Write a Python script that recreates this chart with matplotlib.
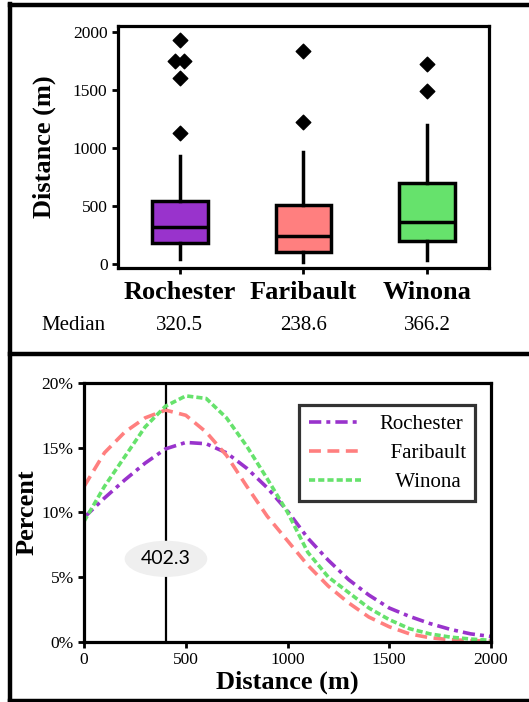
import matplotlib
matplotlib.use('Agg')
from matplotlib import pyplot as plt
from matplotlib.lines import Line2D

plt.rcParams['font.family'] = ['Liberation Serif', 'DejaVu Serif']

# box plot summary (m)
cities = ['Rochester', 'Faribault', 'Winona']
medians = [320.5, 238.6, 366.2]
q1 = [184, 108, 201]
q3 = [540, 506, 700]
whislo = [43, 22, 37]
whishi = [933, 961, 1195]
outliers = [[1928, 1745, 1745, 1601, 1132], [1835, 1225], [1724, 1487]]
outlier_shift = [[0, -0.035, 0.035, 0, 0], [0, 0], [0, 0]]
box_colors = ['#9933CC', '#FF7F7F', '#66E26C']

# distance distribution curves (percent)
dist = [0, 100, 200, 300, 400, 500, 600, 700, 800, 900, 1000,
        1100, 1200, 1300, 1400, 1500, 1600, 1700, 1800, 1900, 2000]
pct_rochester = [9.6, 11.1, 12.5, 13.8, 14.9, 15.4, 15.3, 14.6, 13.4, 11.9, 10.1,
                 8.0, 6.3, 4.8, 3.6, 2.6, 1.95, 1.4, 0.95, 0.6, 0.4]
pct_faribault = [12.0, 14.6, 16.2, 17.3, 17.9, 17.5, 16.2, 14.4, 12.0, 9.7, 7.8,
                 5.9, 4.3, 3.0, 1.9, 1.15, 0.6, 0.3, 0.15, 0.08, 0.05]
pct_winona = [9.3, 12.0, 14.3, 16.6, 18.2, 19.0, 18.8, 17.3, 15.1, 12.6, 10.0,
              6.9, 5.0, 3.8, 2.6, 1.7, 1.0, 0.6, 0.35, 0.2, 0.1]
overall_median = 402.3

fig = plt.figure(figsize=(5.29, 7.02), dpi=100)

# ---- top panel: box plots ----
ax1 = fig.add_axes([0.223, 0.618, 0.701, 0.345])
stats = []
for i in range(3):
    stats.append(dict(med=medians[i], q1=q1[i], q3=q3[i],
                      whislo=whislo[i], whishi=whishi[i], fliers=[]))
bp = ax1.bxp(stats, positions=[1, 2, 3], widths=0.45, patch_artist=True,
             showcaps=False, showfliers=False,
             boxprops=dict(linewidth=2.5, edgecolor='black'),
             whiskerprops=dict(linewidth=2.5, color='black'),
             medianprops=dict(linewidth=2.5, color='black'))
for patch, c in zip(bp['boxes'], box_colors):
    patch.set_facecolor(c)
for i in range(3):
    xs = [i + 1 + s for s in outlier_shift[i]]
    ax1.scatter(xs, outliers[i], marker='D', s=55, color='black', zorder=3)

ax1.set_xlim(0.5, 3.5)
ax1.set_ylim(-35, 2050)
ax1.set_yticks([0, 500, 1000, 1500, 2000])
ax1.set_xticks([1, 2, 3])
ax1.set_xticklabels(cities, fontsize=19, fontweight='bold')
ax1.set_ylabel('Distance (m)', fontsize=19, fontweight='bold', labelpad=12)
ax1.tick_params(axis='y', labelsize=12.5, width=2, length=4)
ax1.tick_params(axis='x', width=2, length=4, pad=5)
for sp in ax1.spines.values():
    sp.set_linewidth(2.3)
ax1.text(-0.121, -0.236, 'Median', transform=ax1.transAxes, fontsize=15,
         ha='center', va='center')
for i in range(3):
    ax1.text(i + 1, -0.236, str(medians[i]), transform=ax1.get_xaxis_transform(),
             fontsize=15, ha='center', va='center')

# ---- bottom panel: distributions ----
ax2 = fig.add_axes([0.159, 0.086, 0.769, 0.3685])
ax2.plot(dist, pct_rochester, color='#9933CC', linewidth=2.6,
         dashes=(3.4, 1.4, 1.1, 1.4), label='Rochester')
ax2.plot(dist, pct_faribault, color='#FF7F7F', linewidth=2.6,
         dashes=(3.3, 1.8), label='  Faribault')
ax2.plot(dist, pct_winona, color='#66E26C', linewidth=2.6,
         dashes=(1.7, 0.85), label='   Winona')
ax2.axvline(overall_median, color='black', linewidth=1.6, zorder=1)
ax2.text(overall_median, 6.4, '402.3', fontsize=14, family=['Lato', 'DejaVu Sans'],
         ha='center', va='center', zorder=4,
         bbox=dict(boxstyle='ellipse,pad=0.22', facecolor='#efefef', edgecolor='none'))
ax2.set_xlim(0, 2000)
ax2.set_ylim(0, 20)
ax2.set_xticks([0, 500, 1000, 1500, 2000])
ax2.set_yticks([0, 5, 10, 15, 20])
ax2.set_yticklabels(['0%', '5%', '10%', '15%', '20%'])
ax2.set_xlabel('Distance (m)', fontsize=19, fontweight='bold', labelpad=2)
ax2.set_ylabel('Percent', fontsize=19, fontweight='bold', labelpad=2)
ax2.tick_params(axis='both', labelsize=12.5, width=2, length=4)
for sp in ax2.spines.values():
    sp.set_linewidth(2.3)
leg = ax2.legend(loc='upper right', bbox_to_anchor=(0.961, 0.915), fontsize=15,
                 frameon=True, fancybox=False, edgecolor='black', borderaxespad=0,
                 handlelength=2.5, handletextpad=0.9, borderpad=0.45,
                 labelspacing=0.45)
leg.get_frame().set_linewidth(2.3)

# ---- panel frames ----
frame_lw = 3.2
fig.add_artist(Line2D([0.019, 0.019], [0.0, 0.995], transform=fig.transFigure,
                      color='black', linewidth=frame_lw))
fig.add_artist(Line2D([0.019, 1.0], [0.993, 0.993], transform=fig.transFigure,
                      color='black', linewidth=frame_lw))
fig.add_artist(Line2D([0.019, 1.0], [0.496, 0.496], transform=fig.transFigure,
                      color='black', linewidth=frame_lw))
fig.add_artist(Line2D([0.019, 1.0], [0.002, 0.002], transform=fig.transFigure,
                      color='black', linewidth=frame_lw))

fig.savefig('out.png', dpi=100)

-- WHAT TO WORK ON --
Leave the pictures out and please restate exactly the lines running from the start of the material through the one with "fig = plt.figure(figsize=(5.29, 7.02), dpi=100)".

-- EXERCISE RESULT --
Write a Python script that recreates this chart with matplotlib.
import matplotlib
matplotlib.use('Agg')
from matplotlib import pyplot as plt
from matplotlib.lines import Line2D

plt.rcParams['font.family'] = ['Liberation Serif', 'DejaVu Serif']

# box plot summary (m)
cities = ['Rochester', 'Faribault', 'Winona']
medians = [320.5, 238.6, 366.2]
q1 = [184, 108, 201]
q3 = [540, 506, 700]
whislo = [43, 22, 37]
whishi = [933, 961, 1195]
outliers = [[1928, 1745, 1745, 1601, 1132], [1835, 1225], [1724, 1487]]
outlier_shift = [[0, -0.035, 0.035, 0, 0], [0, 0], [0, 0]]
box_colors = ['#9933CC', '#FF7F7F', '#66E26C']

# distance distribution curves (percent)
dist = [0, 100, 200, 300, 400, 500, 600, 700, 800, 900, 1000,
        1100, 1200, 1300, 1400, 1500, 1600, 1700, 1800, 1900, 2000]
pct_rochester = [9.6, 11.1, 12.5, 13.8, 14.9, 15.4, 15.3, 14.6, 13.4, 11.9, 10.1,
                 8.0, 6.3, 4.8, 3.6, 2.6, 1.95, 1.4, 0.95, 0.6, 0.4]
pct_faribault = [12.0, 14.6, 16.2, 17.3, 17.9, 17.5, 16.2, 14.4, 12.0, 9.7, 7.8,
                 5.9, 4.3, 3.0, 1.9, 1.15, 0.6, 0.3, 0.15, 0.08, 0.05]
pct_winona = [9.3, 12.0, 14.3, 16.6, 18.2, 19.0, 18.8, 17.3, 15.1, 12.6, 10.0,
              6.9, 5.0, 3.8, 2.6, 1.7, 1.0, 0.6, 0.35, 0.2, 0.1]
overall_median = 402.3

fig = plt.figure(figsize=(5.29, 7.02), dpi=100)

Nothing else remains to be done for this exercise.